Information supplied:
□ □ □

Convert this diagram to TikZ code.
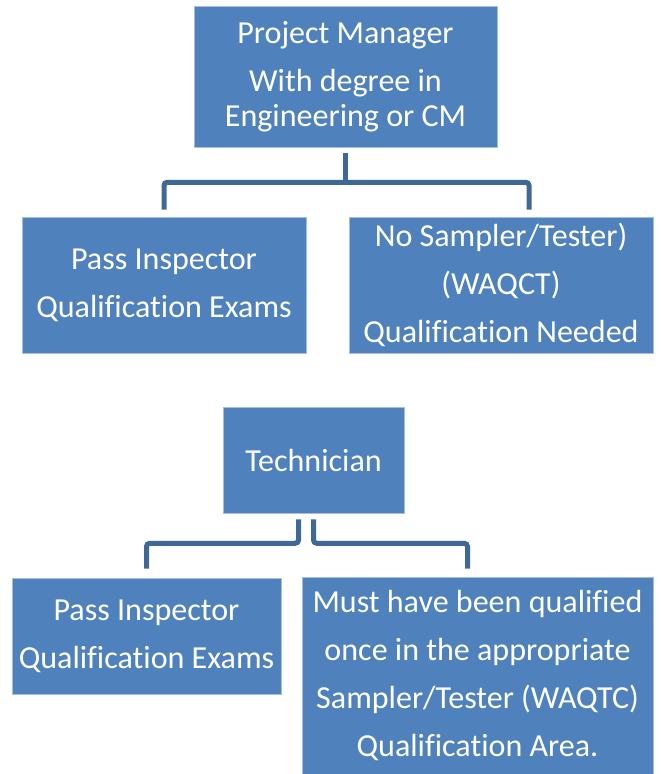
\documentclass[tikz,border=0pt]{standalone}
\usepackage{fontspec}
\setmainfont{Carlito}[Ligatures=NoCommon]
\usetikzlibrary{positioning}
\definecolor{boxblue}{RGB}{79,129,189}
\definecolor{boxedge}{RGB}{167,191,222}
\definecolor{linkblue}{RGB}{63,103,151}
\tikzstyle{chartbox}=[draw=boxedge,line width=0.4pt,fill=boxblue,text=white,align=center,inner sep=0pt,font=\fontsize{22.8pt}{24.9pt}\selectfont]
\tikzstyle{chartlink}=[draw=linkblue,line width=0.125cm,rounded corners=0.08cm]
\tikzstyle{justdown}=[shift={(0cm,-0.15cm)}]
\tikzstyle{justup}=[shift={(0cm,0.2cm)}]

\begin{document}
\begin{tikzpicture}
\useasboundingbox (0cm,0cm) rectangle (16.5cm,-19.35cm);

\node[chartbox,minimum width=7.575cm,minimum height=3.525cm]
 (PM) at (8.6375cm,-1.9125cm) {Project Manager\\[0.325cm] With degree in\\ Engineering or CM};
\node[chartbox,minimum width=7.1cm,minimum height=3.4cm]
 (PI1) at (4.1cm,-7.125cm) {Pass Inspector\\[0.325cm] Qualification Exams};
\node[chartbox,minimum width=7.6cm,minimum height=3.4cm]
 (NST) at (12.525cm,-7.125cm) {No Sampler/Tester)\\[0.325cm] (WAQCT)\\[0.325cm] Qualification Needed};

\node[chartbox,minimum width=4.525cm,minimum height=2.65cm]
 (TECH) at (7.8375cm,-11.5cm) {Technician};
\node[chartbox,minimum width=6.725cm,minimum height=2.9cm]
 (PI2) at (3.6625cm,-15.9cm) {Pass Inspector\\[0.325cm] Qualification Exams};
\node[chartbox,minimum width=8.775cm,minimum height=4.925cm]
 (MUST) at (11.9375cm,-16.8875cm) {Must have been qualified\\[0.325cm] once in the appropriate\\[0.325cm] Sampler/Tester (WAQTC)\\[0.325cm] Qualification Area.};

% project manager branch
\coordinate[justdown] (PMS) at (PM.south);
\coordinate[shift={(0cm,-0.725cm)}] (PMBAR) at (PMS);
\coordinate[shift={(0cm,0.175cm)}] (PI1N) at (PI1.north);
\coordinate[shift={(0.7cm,0.175cm)}] (NSTN) at (NST.north);

\draw[chartlink] (PMS) -- (PMBAR);
\draw[chartlink] (PI1N) |- (PMBAR) -| (NSTN);

% technician branch
\coordinate[shift={(-0.375cm,-0.15cm)}] (TECHSL) at (TECH.south);
\coordinate[justdown] (TECHSR) at (TECH.south);
\coordinate[shift={(0cm,-0.6cm)}] (TECHBL) at (TECHSL);
\coordinate[shift={(0cm,-0.6cm)}] (TECHBR) at (TECHSR);
\coordinate[shift={(0cm,0.225cm)}] (PI2N) at (PI2.north);
\coordinate[shift={(-0.25cm,0.2cm)}] (MUSTN) at (MUST.north);

\draw[chartlink] (TECHSL) -- (TECHBL) -| (PI2N);
\draw[chartlink] (TECHSR) -- (TECHBR) -| (MUSTN);

\end{tikzpicture}
\end{document}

□ □ □

What to do: Copy out all of the material exactly as written, without its pictures.

Solution:
Convert this diagram to TikZ code.
\documentclass[tikz,border=0pt]{standalone}
\usepackage{fontspec}
\setmainfont{Carlito}[Ligatures=NoCommon]
\usetikzlibrary{positioning}
\definecolor{boxblue}{RGB}{79,129,189}
\definecolor{boxedge}{RGB}{167,191,222}
\definecolor{linkblue}{RGB}{63,103,151}
\tikzstyle{chartbox}=[draw=boxedge,line width=0.4pt,fill=boxblue,text=white,align=center,inner sep=0pt,font=\fontsize{22.8pt}{24.9pt}\selectfont]
\tikzstyle{chartlink}=[draw=linkblue,line width=0.125cm,rounded corners=0.08cm]
\tikzstyle{justdown}=[shift={(0cm,-0.15cm)}]
\tikzstyle{justup}=[shift={(0cm,0.2cm)}]

\begin{document}
\begin{tikzpicture}
\useasboundingbox (0cm,0cm) rectangle (16.5cm,-19.35cm);

\node[chartbox,minimum width=7.575cm,minimum height=3.525cm]
 (PM) at (8.6375cm,-1.9125cm) {Project Manager\\[0.325cm] With degree in\\ Engineering or CM};
\node[chartbox,minimum width=7.1cm,minimum height=3.4cm]
 (PI1) at (4.1cm,-7.125cm) {Pass Inspector\\[0.325cm] Qualification Exams};
\node[chartbox,minimum width=7.6cm,minimum height=3.4cm]
 (NST) at (12.525cm,-7.125cm) {No Sampler/Tester)\\[0.325cm] (WAQCT)\\[0.325cm] Qualification Needed};

\node[chartbox,minimum width=4.525cm,minimum height=2.65cm]
 (TECH) at (7.8375cm,-11.5cm) {Technician};
\node[chartbox,minimum width=6.725cm,minimum height=2.9cm]
 (PI2) at (3.6625cm,-15.9cm) {Pass Inspector\\[0.325cm] Qualification Exams};
\node[chartbox,minimum width=8.775cm,minimum height=4.925cm]
 (MUST) at (11.9375cm,-16.8875cm) {Must have been qualified\\[0.325cm] once in the appropriate\\[0.325cm] Sampler/Tester (WAQTC)\\[0.325cm] Qualification Area.};

% project manager branch
\coordinate[justdown] (PMS) at (PM.south);
\coordinate[shift={(0cm,-0.725cm)}] (PMBAR) at (PMS);
\coordinate[shift={(0cm,0.175cm)}] (PI1N) at (PI1.north);
\coordinate[shift={(0.7cm,0.175cm)}] (NSTN) at (NST.north);

\draw[chartlink] (PMS) -- (PMBAR);
\draw[chartlink] (PI1N) |- (PMBAR) -| (NSTN);

% technician branch
\coordinate[shift={(-0.375cm,-0.15cm)}] (TECHSL) at (TECH.south);
\coordinate[justdown] (TECHSR) at (TECH.south);
\coordinate[shift={(0cm,-0.6cm)}] (TECHBL) at (TECHSL);
\coordinate[shift={(0cm,-0.6cm)}] (TECHBR) at (TECHSR);
\coordinate[shift={(0cm,0.225cm)}] (PI2N) at (PI2.north);
\coordinate[shift={(-0.25cm,0.2cm)}] (MUSTN) at (MUST.north);

\draw[chartlink] (TECHSL) -- (TECHBL) -| (PI2N);
\draw[chartlink] (TECHSR) -- (TECHBR) -| (MUSTN);

\end{tikzpicture}
\end{document}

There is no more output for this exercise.